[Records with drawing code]
- - -

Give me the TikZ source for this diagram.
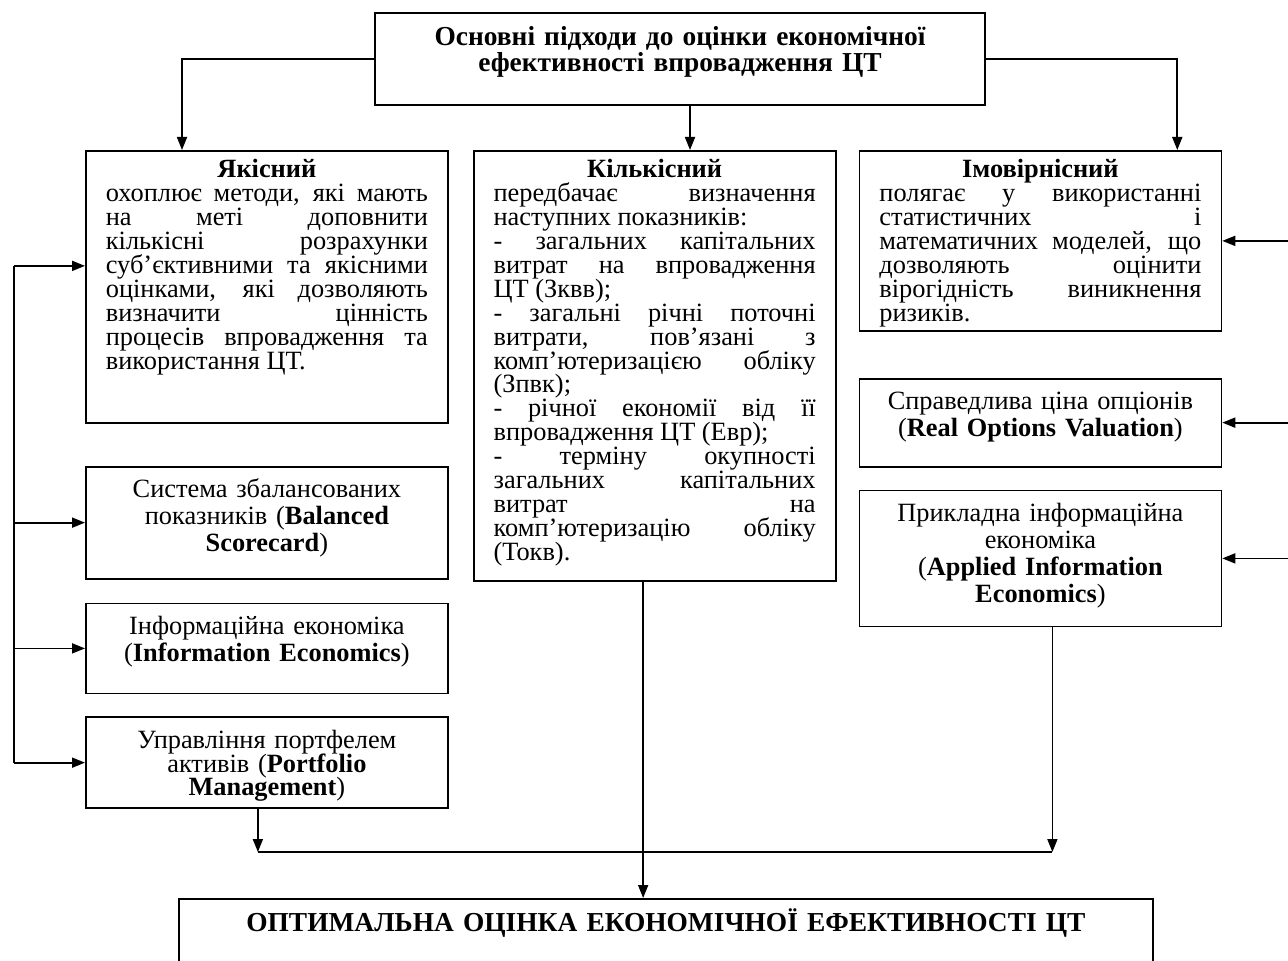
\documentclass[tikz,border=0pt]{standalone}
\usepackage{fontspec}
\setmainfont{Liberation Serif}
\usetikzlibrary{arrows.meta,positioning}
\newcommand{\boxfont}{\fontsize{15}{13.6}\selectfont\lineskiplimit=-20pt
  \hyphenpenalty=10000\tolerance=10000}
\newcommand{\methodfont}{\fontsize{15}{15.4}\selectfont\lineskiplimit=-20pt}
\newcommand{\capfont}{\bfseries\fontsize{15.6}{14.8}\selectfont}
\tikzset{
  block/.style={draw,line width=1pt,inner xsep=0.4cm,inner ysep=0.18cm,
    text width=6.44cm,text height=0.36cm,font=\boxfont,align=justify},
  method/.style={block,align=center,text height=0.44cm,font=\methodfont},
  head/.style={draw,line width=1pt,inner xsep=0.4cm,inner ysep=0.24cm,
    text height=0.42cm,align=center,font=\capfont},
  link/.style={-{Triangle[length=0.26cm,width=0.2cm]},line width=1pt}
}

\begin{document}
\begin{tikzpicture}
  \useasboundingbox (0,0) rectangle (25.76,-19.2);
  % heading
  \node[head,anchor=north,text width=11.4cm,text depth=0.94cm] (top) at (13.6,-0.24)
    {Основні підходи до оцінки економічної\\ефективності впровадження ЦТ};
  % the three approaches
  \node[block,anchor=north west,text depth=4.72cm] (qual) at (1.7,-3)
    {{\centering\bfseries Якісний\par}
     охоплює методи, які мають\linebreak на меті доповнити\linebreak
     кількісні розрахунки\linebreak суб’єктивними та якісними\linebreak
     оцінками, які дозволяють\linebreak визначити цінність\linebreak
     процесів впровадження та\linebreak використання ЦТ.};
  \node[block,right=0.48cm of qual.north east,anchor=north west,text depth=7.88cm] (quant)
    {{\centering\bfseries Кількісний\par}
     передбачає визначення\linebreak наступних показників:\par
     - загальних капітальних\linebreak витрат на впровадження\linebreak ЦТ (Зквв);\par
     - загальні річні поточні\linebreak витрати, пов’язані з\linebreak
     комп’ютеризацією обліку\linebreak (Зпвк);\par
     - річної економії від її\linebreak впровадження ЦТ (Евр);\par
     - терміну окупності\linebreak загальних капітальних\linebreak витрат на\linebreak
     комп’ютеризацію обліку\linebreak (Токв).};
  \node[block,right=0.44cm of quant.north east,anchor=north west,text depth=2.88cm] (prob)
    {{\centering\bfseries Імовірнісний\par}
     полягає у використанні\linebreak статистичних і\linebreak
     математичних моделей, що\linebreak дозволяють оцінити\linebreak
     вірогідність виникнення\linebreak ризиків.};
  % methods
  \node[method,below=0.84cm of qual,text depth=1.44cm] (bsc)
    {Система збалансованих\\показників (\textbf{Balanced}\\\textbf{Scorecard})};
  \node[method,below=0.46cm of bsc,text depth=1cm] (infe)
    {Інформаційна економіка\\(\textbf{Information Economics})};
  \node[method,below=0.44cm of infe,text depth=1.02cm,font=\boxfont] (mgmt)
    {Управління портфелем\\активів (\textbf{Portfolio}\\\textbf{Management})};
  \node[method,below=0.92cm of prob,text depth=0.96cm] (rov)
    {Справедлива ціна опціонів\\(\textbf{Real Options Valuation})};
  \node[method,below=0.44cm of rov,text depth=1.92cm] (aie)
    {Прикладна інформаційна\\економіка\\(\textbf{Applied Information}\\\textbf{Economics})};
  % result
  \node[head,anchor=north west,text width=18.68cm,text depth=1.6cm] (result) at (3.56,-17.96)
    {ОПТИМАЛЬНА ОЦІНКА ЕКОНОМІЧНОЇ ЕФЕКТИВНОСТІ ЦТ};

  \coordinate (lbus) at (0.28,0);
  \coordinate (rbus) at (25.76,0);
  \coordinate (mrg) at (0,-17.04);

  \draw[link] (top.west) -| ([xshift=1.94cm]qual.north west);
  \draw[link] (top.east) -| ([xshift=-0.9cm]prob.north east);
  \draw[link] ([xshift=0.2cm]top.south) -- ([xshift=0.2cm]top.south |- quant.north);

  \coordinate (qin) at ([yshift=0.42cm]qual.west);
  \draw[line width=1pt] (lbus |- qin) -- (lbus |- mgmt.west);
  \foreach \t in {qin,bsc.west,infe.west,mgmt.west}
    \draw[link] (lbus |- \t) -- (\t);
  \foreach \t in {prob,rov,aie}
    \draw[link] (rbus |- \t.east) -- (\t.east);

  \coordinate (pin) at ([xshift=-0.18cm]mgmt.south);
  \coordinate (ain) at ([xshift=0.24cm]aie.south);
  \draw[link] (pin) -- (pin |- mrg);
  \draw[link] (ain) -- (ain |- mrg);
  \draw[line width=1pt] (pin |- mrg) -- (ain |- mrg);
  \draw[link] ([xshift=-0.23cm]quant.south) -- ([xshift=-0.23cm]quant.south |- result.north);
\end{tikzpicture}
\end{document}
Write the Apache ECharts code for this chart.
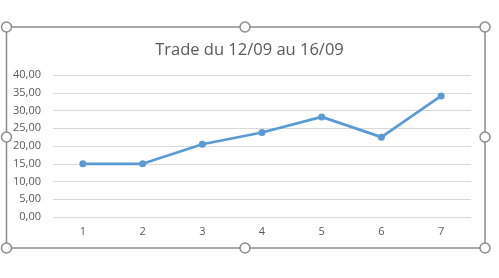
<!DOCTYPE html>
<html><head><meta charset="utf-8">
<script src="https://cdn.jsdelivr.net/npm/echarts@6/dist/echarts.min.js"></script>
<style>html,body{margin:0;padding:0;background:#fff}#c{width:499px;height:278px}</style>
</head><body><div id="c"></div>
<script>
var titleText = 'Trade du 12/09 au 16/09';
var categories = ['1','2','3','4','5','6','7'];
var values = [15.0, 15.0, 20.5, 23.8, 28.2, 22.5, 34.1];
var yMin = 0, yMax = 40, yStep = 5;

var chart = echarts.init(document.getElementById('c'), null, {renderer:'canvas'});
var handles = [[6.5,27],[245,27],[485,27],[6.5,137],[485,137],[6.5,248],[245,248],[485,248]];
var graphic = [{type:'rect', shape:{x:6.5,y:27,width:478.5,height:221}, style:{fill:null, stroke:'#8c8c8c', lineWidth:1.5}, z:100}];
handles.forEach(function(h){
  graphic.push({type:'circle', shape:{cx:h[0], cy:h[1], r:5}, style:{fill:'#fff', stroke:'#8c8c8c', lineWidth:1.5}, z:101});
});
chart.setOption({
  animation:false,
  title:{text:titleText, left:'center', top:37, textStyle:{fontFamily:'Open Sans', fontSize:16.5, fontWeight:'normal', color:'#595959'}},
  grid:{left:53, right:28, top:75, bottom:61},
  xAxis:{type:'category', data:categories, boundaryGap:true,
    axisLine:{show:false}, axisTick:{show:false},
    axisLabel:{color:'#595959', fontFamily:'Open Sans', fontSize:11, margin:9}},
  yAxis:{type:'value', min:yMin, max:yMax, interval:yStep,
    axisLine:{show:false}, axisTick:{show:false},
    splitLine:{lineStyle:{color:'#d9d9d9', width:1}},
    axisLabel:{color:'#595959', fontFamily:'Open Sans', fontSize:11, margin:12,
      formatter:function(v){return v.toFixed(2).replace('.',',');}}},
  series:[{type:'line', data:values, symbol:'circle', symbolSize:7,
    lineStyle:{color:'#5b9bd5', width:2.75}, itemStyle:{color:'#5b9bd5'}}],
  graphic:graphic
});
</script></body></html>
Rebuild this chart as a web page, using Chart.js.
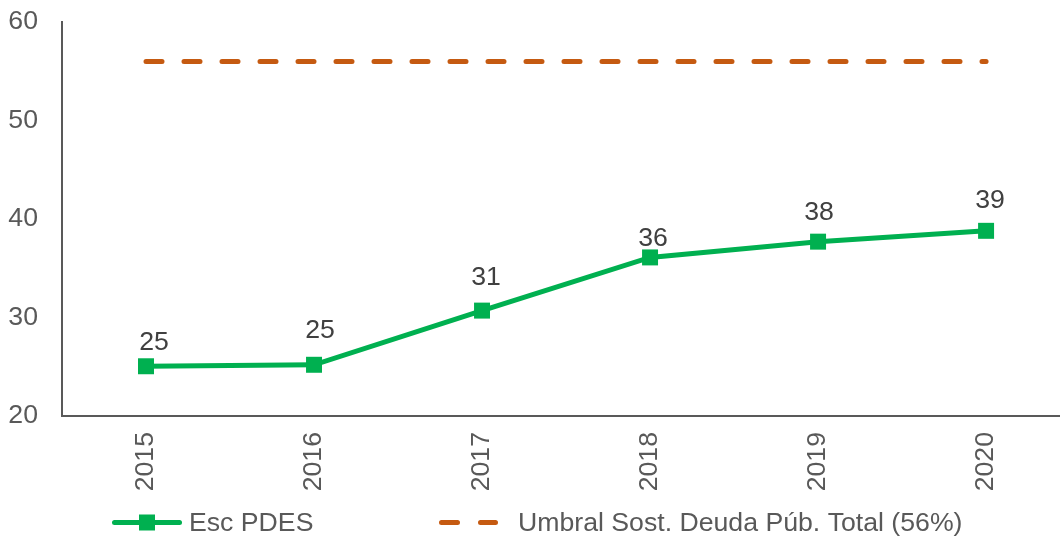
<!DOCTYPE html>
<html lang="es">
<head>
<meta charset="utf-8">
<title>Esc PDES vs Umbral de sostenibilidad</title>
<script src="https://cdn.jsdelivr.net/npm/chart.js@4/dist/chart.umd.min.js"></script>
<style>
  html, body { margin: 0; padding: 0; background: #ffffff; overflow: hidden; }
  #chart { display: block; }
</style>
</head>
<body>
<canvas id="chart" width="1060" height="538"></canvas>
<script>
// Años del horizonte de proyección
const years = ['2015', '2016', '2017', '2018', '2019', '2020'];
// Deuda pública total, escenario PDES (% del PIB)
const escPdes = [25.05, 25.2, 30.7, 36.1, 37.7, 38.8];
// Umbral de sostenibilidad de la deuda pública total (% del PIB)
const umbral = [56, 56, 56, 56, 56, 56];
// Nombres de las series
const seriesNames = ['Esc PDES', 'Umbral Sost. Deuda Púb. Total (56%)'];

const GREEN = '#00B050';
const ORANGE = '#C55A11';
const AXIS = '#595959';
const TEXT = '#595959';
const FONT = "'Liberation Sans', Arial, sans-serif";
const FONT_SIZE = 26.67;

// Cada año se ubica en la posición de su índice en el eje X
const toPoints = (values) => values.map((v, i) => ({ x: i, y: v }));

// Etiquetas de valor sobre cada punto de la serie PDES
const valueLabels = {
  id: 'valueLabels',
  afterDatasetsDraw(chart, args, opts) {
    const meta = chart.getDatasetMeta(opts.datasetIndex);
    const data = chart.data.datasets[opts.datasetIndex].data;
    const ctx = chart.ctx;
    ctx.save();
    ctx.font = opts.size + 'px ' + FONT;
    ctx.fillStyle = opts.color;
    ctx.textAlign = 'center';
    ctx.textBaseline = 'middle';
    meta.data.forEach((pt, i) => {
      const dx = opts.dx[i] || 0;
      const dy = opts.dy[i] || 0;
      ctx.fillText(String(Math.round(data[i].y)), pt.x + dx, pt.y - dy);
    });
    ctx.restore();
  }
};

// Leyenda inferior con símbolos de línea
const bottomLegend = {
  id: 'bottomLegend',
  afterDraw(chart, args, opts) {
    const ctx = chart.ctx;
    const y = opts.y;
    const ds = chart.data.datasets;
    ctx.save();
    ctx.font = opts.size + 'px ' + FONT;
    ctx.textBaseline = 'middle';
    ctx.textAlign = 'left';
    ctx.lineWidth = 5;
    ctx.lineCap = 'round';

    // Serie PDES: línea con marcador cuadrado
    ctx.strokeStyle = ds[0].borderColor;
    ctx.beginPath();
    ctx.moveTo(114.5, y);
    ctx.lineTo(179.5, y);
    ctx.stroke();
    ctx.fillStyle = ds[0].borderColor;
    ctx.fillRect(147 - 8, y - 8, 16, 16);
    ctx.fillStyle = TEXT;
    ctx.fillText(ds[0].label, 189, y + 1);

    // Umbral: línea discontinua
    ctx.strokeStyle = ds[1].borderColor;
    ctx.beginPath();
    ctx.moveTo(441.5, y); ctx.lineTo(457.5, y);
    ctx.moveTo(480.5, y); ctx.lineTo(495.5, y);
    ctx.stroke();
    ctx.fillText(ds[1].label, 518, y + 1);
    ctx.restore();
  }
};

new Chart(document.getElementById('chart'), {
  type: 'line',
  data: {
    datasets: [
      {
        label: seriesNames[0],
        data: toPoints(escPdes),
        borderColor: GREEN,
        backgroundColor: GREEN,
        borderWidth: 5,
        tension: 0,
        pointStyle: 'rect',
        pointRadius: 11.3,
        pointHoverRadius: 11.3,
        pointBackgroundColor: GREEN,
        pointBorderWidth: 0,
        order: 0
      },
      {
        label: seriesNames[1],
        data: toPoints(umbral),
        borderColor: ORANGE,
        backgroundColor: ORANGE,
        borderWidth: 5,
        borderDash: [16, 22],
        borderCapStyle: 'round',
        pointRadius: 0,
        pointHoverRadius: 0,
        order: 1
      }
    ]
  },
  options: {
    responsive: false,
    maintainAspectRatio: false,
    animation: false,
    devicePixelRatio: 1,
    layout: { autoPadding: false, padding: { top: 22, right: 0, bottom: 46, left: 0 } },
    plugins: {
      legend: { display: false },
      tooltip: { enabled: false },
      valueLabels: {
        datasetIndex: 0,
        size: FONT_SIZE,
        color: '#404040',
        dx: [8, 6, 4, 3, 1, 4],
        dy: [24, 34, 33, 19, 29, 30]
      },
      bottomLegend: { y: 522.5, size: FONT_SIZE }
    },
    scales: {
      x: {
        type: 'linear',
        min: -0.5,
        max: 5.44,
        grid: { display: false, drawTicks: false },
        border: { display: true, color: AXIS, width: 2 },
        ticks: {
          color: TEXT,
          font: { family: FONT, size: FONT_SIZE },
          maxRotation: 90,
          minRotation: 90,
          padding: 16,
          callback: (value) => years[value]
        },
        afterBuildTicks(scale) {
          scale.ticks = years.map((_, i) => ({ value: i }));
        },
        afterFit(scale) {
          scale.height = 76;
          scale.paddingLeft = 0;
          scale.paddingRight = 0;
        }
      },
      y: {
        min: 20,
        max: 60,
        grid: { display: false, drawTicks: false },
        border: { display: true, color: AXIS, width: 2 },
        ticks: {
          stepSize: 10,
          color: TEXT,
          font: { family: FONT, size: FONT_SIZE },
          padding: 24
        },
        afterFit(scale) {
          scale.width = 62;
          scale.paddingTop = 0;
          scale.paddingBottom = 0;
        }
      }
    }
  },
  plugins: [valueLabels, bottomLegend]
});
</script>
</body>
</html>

- - -

All lines above starting at the one with "Rebuild this chart" and ending at the one with "const seriesNames = ['Esc", inclusive, are to be printed again exactly, with the pictures left out.

Response >>
Rebuild this chart as a web page, using Chart.js.
<!DOCTYPE html>
<html lang="es">
<head>
<meta charset="utf-8">
<title>Esc PDES vs Umbral de sostenibilidad</title>
<script src="https://cdn.jsdelivr.net/npm/chart.js@4/dist/chart.umd.min.js"></script>
<style>
  html, body { margin: 0; padding: 0; background: #ffffff; overflow: hidden; }
  #chart { display: block; }
</style>
</head>
<body>
<canvas id="chart" width="1060" height="538"></canvas>
<script>
// Años del horizonte de proyección
const years = ['2015', '2016', '2017', '2018', '2019', '2020'];
// Deuda pública total, escenario PDES (% del PIB)
const escPdes = [25.05, 25.2, 30.7, 36.1, 37.7, 38.8];
// Umbral de sostenibilidad de la deuda pública total (% del PIB)
const umbral = [56, 56, 56, 56, 56, 56];
// Nombres de las series
const seriesNames = ['Esc PDES', 'Umbral Sost. Deuda Púb. Total (56%)'];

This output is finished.